**WHAT YOU SHOULD DO**
Write out all the lines again, precisely as they stand, but without the images.
::: DATASET EXCERPT :::
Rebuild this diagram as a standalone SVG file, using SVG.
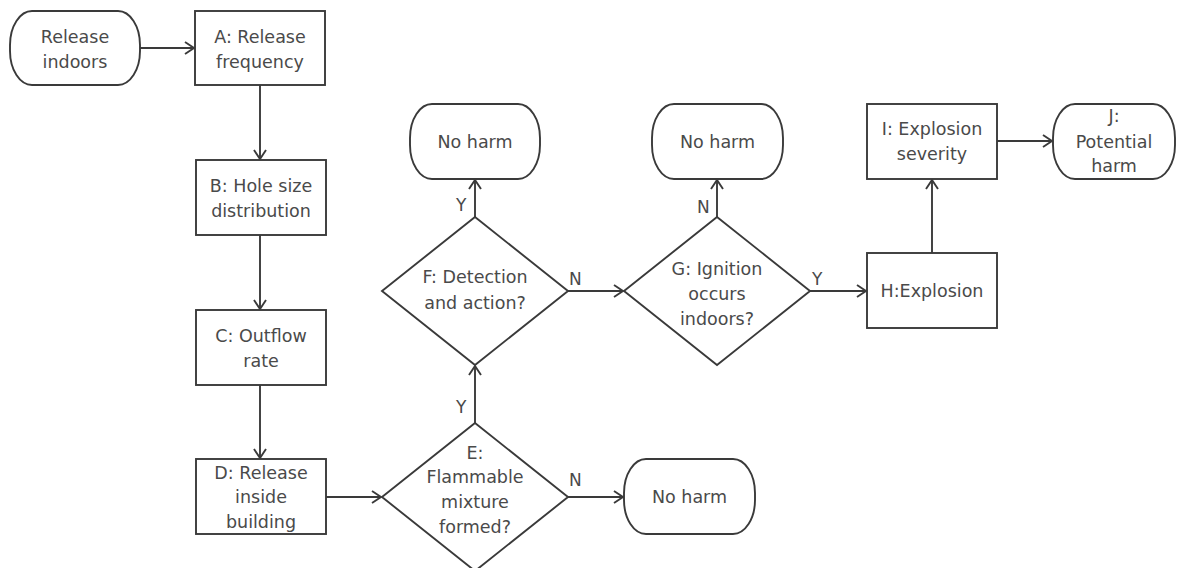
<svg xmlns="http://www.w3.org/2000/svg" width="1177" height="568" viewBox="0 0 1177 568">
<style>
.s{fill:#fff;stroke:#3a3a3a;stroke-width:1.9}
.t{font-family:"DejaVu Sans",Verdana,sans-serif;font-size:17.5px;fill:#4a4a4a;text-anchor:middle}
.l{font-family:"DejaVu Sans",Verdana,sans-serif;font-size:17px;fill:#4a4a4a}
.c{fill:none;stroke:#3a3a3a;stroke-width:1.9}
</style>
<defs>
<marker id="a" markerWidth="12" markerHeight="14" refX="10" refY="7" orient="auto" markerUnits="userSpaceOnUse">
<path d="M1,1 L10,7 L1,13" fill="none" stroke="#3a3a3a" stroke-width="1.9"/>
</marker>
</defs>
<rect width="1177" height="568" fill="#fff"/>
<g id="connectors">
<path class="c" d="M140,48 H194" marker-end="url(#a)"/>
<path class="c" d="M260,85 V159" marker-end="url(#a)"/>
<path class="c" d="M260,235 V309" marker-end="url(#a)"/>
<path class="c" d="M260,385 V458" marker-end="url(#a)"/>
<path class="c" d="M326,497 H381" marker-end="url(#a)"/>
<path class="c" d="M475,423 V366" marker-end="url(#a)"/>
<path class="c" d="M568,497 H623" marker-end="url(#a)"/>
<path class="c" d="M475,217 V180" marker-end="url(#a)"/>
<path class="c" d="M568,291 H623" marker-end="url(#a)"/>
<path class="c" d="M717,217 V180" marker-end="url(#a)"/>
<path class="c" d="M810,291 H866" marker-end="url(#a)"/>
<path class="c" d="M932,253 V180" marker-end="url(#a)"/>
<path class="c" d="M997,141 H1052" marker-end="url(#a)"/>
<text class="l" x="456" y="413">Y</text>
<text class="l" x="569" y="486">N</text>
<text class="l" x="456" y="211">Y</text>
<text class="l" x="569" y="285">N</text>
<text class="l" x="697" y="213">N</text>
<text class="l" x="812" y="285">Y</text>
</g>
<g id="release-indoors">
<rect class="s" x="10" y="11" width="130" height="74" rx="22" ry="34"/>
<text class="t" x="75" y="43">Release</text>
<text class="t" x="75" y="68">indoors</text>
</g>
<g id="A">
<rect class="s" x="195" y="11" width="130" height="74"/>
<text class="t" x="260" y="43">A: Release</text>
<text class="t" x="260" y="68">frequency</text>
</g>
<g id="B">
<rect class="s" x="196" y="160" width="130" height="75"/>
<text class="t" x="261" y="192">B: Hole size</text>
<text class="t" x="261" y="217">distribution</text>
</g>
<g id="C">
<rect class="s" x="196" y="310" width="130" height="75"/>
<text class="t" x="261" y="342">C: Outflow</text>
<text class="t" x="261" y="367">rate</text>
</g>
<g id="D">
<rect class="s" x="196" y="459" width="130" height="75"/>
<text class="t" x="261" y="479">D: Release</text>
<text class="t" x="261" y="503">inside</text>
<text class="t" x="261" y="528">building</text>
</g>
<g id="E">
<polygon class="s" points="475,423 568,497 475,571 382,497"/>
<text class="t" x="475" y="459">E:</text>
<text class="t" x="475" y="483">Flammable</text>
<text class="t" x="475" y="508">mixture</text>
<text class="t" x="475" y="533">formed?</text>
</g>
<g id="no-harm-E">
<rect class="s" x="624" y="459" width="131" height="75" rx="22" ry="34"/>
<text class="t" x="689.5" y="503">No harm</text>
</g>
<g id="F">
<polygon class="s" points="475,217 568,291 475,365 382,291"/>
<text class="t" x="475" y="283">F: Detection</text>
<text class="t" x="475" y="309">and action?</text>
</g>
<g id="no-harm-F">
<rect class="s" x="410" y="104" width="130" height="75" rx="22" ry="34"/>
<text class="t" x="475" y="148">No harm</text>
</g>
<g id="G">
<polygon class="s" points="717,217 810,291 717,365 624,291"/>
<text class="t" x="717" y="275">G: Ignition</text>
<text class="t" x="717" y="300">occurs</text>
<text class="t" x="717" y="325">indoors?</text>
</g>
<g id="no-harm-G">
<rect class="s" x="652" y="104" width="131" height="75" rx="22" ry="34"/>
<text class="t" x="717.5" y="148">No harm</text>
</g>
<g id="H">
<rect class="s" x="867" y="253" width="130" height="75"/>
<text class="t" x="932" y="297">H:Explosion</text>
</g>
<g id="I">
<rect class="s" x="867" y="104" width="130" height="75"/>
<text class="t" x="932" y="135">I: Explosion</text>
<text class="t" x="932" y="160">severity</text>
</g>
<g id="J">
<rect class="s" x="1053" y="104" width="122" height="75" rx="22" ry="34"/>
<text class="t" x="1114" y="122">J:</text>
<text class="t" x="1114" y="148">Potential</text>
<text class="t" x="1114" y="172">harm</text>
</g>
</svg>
:::
**SOLUTION**
Rebuild this diagram as a standalone SVG file, using SVG.
<svg xmlns="http://www.w3.org/2000/svg" width="1177" height="568" viewBox="0 0 1177 568">
<style>
.s{fill:#fff;stroke:#3a3a3a;stroke-width:1.9}
.t{font-family:"DejaVu Sans",Verdana,sans-serif;font-size:17.5px;fill:#4a4a4a;text-anchor:middle}
.l{font-family:"DejaVu Sans",Verdana,sans-serif;font-size:17px;fill:#4a4a4a}
.c{fill:none;stroke:#3a3a3a;stroke-width:1.9}
</style>
<defs>
<marker id="a" markerWidth="12" markerHeight="14" refX="10" refY="7" orient="auto" markerUnits="userSpaceOnUse">
<path d="M1,1 L10,7 L1,13" fill="none" stroke="#3a3a3a" stroke-width="1.9"/>
</marker>
</defs>
<rect width="1177" height="568" fill="#fff"/>
<g id="connectors">
<path class="c" d="M140,48 H194" marker-end="url(#a)"/>
<path class="c" d="M260,85 V159" marker-end="url(#a)"/>
<path class="c" d="M260,235 V309" marker-end="url(#a)"/>
<path class="c" d="M260,385 V458" marker-end="url(#a)"/>
<path class="c" d="M326,497 H381" marker-end="url(#a)"/>
<path class="c" d="M475,423 V366" marker-end="url(#a)"/>
<path class="c" d="M568,497 H623" marker-end="url(#a)"/>
<path class="c" d="M475,217 V180" marker-end="url(#a)"/>
<path class="c" d="M568,291 H623" marker-end="url(#a)"/>
<path class="c" d="M717,217 V180" marker-end="url(#a)"/>
<path class="c" d="M810,291 H866" marker-end="url(#a)"/>
<path class="c" d="M932,253 V180" marker-end="url(#a)"/>
<path class="c" d="M997,141 H1052" marker-end="url(#a)"/>
<text class="l" x="456" y="413">Y</text>
<text class="l" x="569" y="486">N</text>
<text class="l" x="456" y="211">Y</text>
<text class="l" x="569" y="285">N</text>
<text class="l" x="697" y="213">N</text>
<text class="l" x="812" y="285">Y</text>
</g>
<g id="release-indoors">
<rect class="s" x="10" y="11" width="130" height="74" rx="22" ry="34"/>
<text class="t" x="75" y="43">Release</text>
<text class="t" x="75" y="68">indoors</text>
</g>
<g id="A">
<rect class="s" x="195" y="11" width="130" height="74"/>
<text class="t" x="260" y="43">A: Release</text>
<text class="t" x="260" y="68">frequency</text>
</g>
<g id="B">
<rect class="s" x="196" y="160" width="130" height="75"/>
<text class="t" x="261" y="192">B: Hole size</text>
<text class="t" x="261" y="217">distribution</text>
</g>
<g id="C">
<rect class="s" x="196" y="310" width="130" height="75"/>
<text class="t" x="261" y="342">C: Outflow</text>
<text class="t" x="261" y="367">rate</text>
</g>
<g id="D">
<rect class="s" x="196" y="459" width="130" height="75"/>
<text class="t" x="261" y="479">D: Release</text>
<text class="t" x="261" y="503">inside</text>
<text class="t" x="261" y="528">building</text>
</g>
<g id="E">
<polygon class="s" points="475,423 568,497 475,571 382,497"/>
<text class="t" x="475" y="459">E:</text>
<text class="t" x="475" y="483">Flammable</text>
<text class="t" x="475" y="508">mixture</text>
<text class="t" x="475" y="533">formed?</text>
</g>
<g id="no-harm-E">
<rect class="s" x="624" y="459" width="131" height="75" rx="22" ry="34"/>
<text class="t" x="689.5" y="503">No harm</text>
</g>
<g id="F">
<polygon class="s" points="475,217 568,291 475,365 382,291"/>
<text class="t" x="475" y="283">F: Detection</text>
<text class="t" x="475" y="309">and action?</text>
</g>
<g id="no-harm-F">
<rect class="s" x="410" y="104" width="130" height="75" rx="22" ry="34"/>
<text class="t" x="475" y="148">No harm</text>
</g>
<g id="G">
<polygon class="s" points="717,217 810,291 717,365 624,291"/>
<text class="t" x="717" y="275">G: Ignition</text>
<text class="t" x="717" y="300">occurs</text>
<text class="t" x="717" y="325">indoors?</text>
</g>
<g id="no-harm-G">
<rect class="s" x="652" y="104" width="131" height="75" rx="22" ry="34"/>
<text class="t" x="717.5" y="148">No harm</text>
</g>
<g id="H">
<rect class="s" x="867" y="253" width="130" height="75"/>
<text class="t" x="932" y="297">H:Explosion</text>
</g>
<g id="I">
<rect class="s" x="867" y="104" width="130" height="75"/>
<text class="t" x="932" y="135">I: Explosion</text>
<text class="t" x="932" y="160">severity</text>
</g>
<g id="J">
<rect class="s" x="1053" y="104" width="122" height="75" rx="22" ry="34"/>
<text class="t" x="1114" y="122">J:</text>
<text class="t" x="1114" y="148">Potential</text>
<text class="t" x="1114" y="172">harm</text>
</g>
</svg>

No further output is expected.